A need for brutality

I had a brutal review of Winkle² on Book Country. The most honest and disapproving ever. I had already decided the manuscript would be reworked by the time I saw this, had already decided it would not serve, but all the same, it was useful.

He wasn't entirely right; I can use elipses, I can and should use italics, though he's right about never bolding things. Something I've done, in error and often.

He's right about not explaining who Rip van Winkle is, he's right about the sheer amount of exposition, but there's an implication about how far he thinks it should all go. There will be some drifts in that direction, but I need to account for who the advice is coming from, and for how far I want to go in his direction.

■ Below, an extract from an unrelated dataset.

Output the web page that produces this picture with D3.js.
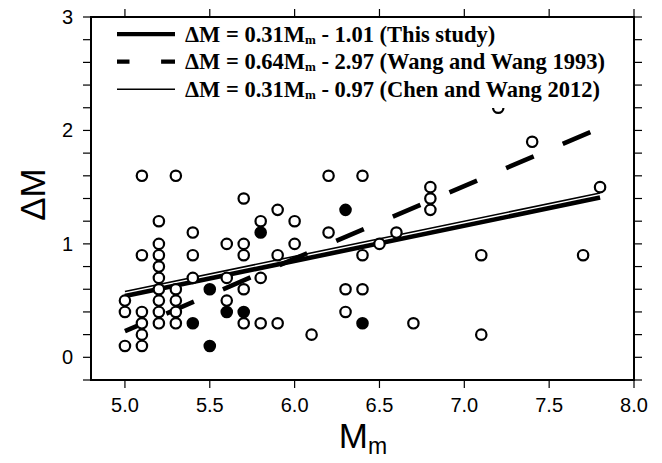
<!DOCTYPE html>
<html>
<head>
<meta charset="utf-8">
<script src="https://cdn.jsdelivr.net/npm/d3@7"></script>
<style>
  html, body { margin: 0; padding: 0; background: #fff; }
  svg { display: block; }
</style>
</head>
<body>
<svg id="chart" width="662" height="463"></svg>
<script>
// Open circles: main-shock magnitude Mm and magnitude difference ΔM
const openMm = [5.1, 5.3, 5.7, 5.9, 5.2, 5.8, 5.4, 5.2, 5.6, 5.7,
                5.1, 5.2, 5.4, 5.7, 5.9, 5.2, 5.2, 5.4, 5.6, 5.8,
                5.2, 5.3, 5.7, 5.0, 5.2, 5.3, 5.6, 5.0, 5.1, 5.2,
                5.3, 5.1, 5.2, 5.3, 5.7, 5.8, 5.9, 5.1, 5.0, 5.1,
                6.2, 6.4, 6.8, 6.8, 6.8, 6.0, 6.2, 6.6, 6.0, 6.5,
                6.4, 6.3, 6.4, 6.3, 6.7, 6.1,
                7.2, 7.4, 7.8, 7.1, 7.7, 7.1];
const openDM = [1.6, 1.6, 1.4, 1.3, 1.2, 1.2, 1.1, 1.0, 1.0, 1.0,
                0.9, 0.9, 0.9, 0.9, 0.9, 0.8, 0.7, 0.7, 0.7, 0.7,
                0.6, 0.6, 0.6, 0.5, 0.5, 0.5, 0.5, 0.4, 0.4, 0.4,
                0.4, 0.3, 0.3, 0.3, 0.3, 0.3, 0.3, 0.2, 0.1, 0.1,
                1.6, 1.6, 1.5, 1.4, 1.3, 1.2, 1.1, 1.1, 1.0, 1.0,
                0.9, 0.6, 0.6, 0.4, 0.3, 0.2,
                2.2, 1.9, 1.5, 0.9, 0.9, 0.2];

// Filled circles
const filledMm = [5.8, 6.3, 5.5, 5.6, 5.7, 5.4, 6.4, 5.5];
const filledDM = [1.1, 1.3, 0.6, 0.4, 0.4, 0.3, 0.3, 0.1];

// Linear relations ΔM = a·Mm + b, drawn over Mm in [5.0, 7.8]
const fitNames  = ["This study", "Wang and Wang 1993", "Chen and Wang 2012"];
const fitSlopes = [0.31, 0.64, 0.31];
const fitIntercepts = [-1.01, -2.97, -0.97];
const fitRange = [5.0, 7.8];

const xTicks = [5.0, 5.5, 6.0, 6.5, 7.0, 7.5, 8.0];
const yTicks = [0, 1, 2, 3];

const svg = d3.select("#chart");
const pLeft = 91, pRight = 634, pTop = 17, pBottom = 380;

const x = d3.scaleLinear().domain([4.8, 8.0]).range([pLeft, pRight]);
const y = d3.scaleLinear().domain([-0.2, 3.0]).range([pBottom, pTop]);

const yMinor = d3.range(-0.2, 3.0001, 0.2).map(v => +v.toFixed(1));

const fitStyles = [
  { width: 4.6, dash: null, offset: 0 },
  { width: 4.6, dash: "30 31.6", offset: 16.6 },
  { width: 1.6, dash: null, offset: 0 }
];

// regression lines
const plot = svg.append("g");
fitSlopes.forEach((a, i) => {
  const b = fitIntercepts[i];
  const st = fitStyles[i];
  const line = plot.append("line")
    .attr("x1", x(fitRange[0])).attr("y1", y(a * fitRange[0] + b))
    .attr("x2", x(fitRange[1])).attr("y2", y(a * fitRange[1] + b))
    .attr("stroke", "#000")
    .attr("stroke-width", st.width)
    .attr("stroke-linecap", "butt");
  if (st.dash) line.attr("stroke-dasharray", st.dash).attr("stroke-dashoffset", st.offset);
});

// data points
const openPts = openMm.map((m, i) => [m, openDM[i]]);
const filledPts = filledMm.map((m, i) => [m, filledDM[i]]);

plot.selectAll("circle.open").data(openPts).join("circle")
  .attr("class", "open")
  .attr("cx", d => x(d[0])).attr("cy", d => y(d[1]))
  .attr("r", 5.2)
  .attr("fill", "#fff").attr("stroke", "#000").attr("stroke-width", 2.2);

plot.selectAll("circle.filled").data(filledPts).join("circle")
  .attr("class", "filled")
  .attr("cx", d => x(d[0])).attr("cy", d => y(d[1]))
  .attr("r", 5.2)
  .attr("fill", "#000").attr("stroke", "#000").attr("stroke-width", 2.2);

// legend panel
const legend = svg.append("g");
legend.append("rect")
  .attr("x", pLeft).attr("y", pTop)
  .attr("width", pRight - pLeft).attr("height", 108 - pTop)
  .attr("fill", "#fff");

const legRows = [34.2, 61.7, 89.2];
const legLabels = [
  ["0.31", "1.01"],
  ["0.64", "2.97"],
  ["0.31", "0.97"]
];
const legendStyles = [
  { width: 4.2, dash: null, offset: 0 },
  { width: 4.2, dash: "30 31.6", offset: 17.5 },
  { width: 1.5, dash: null, offset: 0 }
];
legRows.forEach((ry, i) => {
  const st = legendStyles[i];
  const l = legend.append("line")
    .attr("x1", 117).attr("x2", 175)
    .attr("y1", ry).attr("y2", ry)
    .attr("stroke", "#000").attr("stroke-width", st.width);
  if (st.dash) l.attr("stroke-dasharray", st.dash).attr("stroke-dashoffset", st.offset);

  const t = legend.append("text")
    .attr("x", 185).attr("y", ry + 7.5)
    .attr("font-family", "'Liberation Serif', 'Times New Roman', serif")
    .attr("font-weight", "bold")
    .attr("font-size", 22.5)
    .attr("fill", "#000");
  t.append("tspan").text("ΔM = " + legLabels[i][0] + "M");
  t.append("tspan").attr("font-size", 13).attr("dy", 2).text("m");
  t.append("tspan").attr("dy", -2).text(" - " + legLabels[i][1] + " (" + fitNames[i] + ")");
});

// frame
svg.append("rect")
  .attr("x", pLeft).attr("y", pTop)
  .attr("width", pRight - pLeft).attr("height", pBottom - pTop)
  .attr("fill", "none").attr("stroke", "#000").attr("stroke-width", 2);

// ticks on all four sides
const tickLen = 8;
const tk = svg.append("g").attr("stroke", "#000").attr("stroke-width", 1.2);
xTicks.forEach(v => {
  tk.append("line").attr("x1", x(v)).attr("x2", x(v)).attr("y1", pBottom).attr("y2", pBottom + tickLen);
  tk.append("line").attr("x1", x(v)).attr("x2", x(v)).attr("y1", pTop).attr("y2", pTop - tickLen);
});
yMinor.forEach(v => {
  tk.append("line").attr("x1", pLeft).attr("x2", pLeft - tickLen).attr("y1", y(v)).attr("y2", y(v));
  tk.append("line").attr("x1", pRight).attr("x2", pRight + tickLen).attr("y1", y(v)).attr("y2", y(v));
});

// tick labels
const sans = "'Liberation Sans', Arial, Helvetica, sans-serif";
svg.append("g").selectAll("text").data(xTicks).join("text")
  .attr("x", d => x(d)).attr("y", 411.5)
  .attr("text-anchor", "middle")
  .attr("font-family", sans).attr("font-size", 20)
  .text(d => d3.format(".1f")(d));

svg.append("g").selectAll("text").data(yTicks).join("text")
  .attr("x", 73).attr("y", d => y(d) + 7)
  .attr("text-anchor", "end")
  .attr("font-family", sans).attr("font-size", 20)
  .text(d => d);

// axis titles
svg.append("text")
  .attr("transform", "translate(45," + ((pTop + pBottom) / 2 - 4) + ") rotate(-90)")
  .attr("text-anchor", "middle")
  .attr("font-family", sans).attr("font-size", 35)
  .text("ΔM");

const xt = svg.append("text")
  .attr("x", 363).attr("y", 448)
  .attr("text-anchor", "middle")
  .attr("font-family", sans).attr("font-size", 35);
xt.append("tspan").text("M");
xt.append("tspan").attr("font-size", 23).attr("dy", 6).text("m");
</script>
</body>
</html>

Luckily, much of what he said is in line with my own doubts, and support of one's doubts can often be as heartening as support of one's hopes. I need to be strong to be in this business, and strength means finding middle ground in the advice of people who haven't found much to love about what you've done.

So I need to read the review again and again, because this guy has the brains to lay some truths out as they are, intelligence evident by the ego such brains develop. I need to know when the ravaging is justified and when the complaint is simply born of a pet-peeve, a dislike that serves a purpose irrelevant to my own.

That will be the most brutal part of all. I'm a submissive creature; contrary to most people, I tend to find most advice safe and easy to follow. Rather than getting so huffy and and entrenched that I'm in danger of ignoring the valuable bits, I'm so convinced I've always been doing it wrong that I'm in more danger of letting people shake convictions I should be more certain of.

So I need to remember both sides of the coin and read this, the most scathing and professional (as unpalatable and laughably too-strong that word is in this situation) review I've had yet and separate the useful from the insulting. I need to let it hurt and learn how to shrug the pain off and remain pragmatic.

I've rarely tackled anything so difficult because I've never HAD to in my life. Everything about being an American has been made so easy because it's the maximum difficulty many (most) people can handle. We're born into accepting the flow around us, so if I find that flow too easy, it's up to me to seek out a better one, to set my own and stick to it, so that I might emerge into something more than I would have been. On the rare occasion when someone subjects me to something harsher, I should be thankful someone took my burden upon themselves for once. And I am.

I've got some hard pills to swallow, but I've got a thing or two to prove, as well. It may be just the combination I need. The first million words are practice? Even if Winkle² is as amateur as I fear, I'm still ahead of schedule.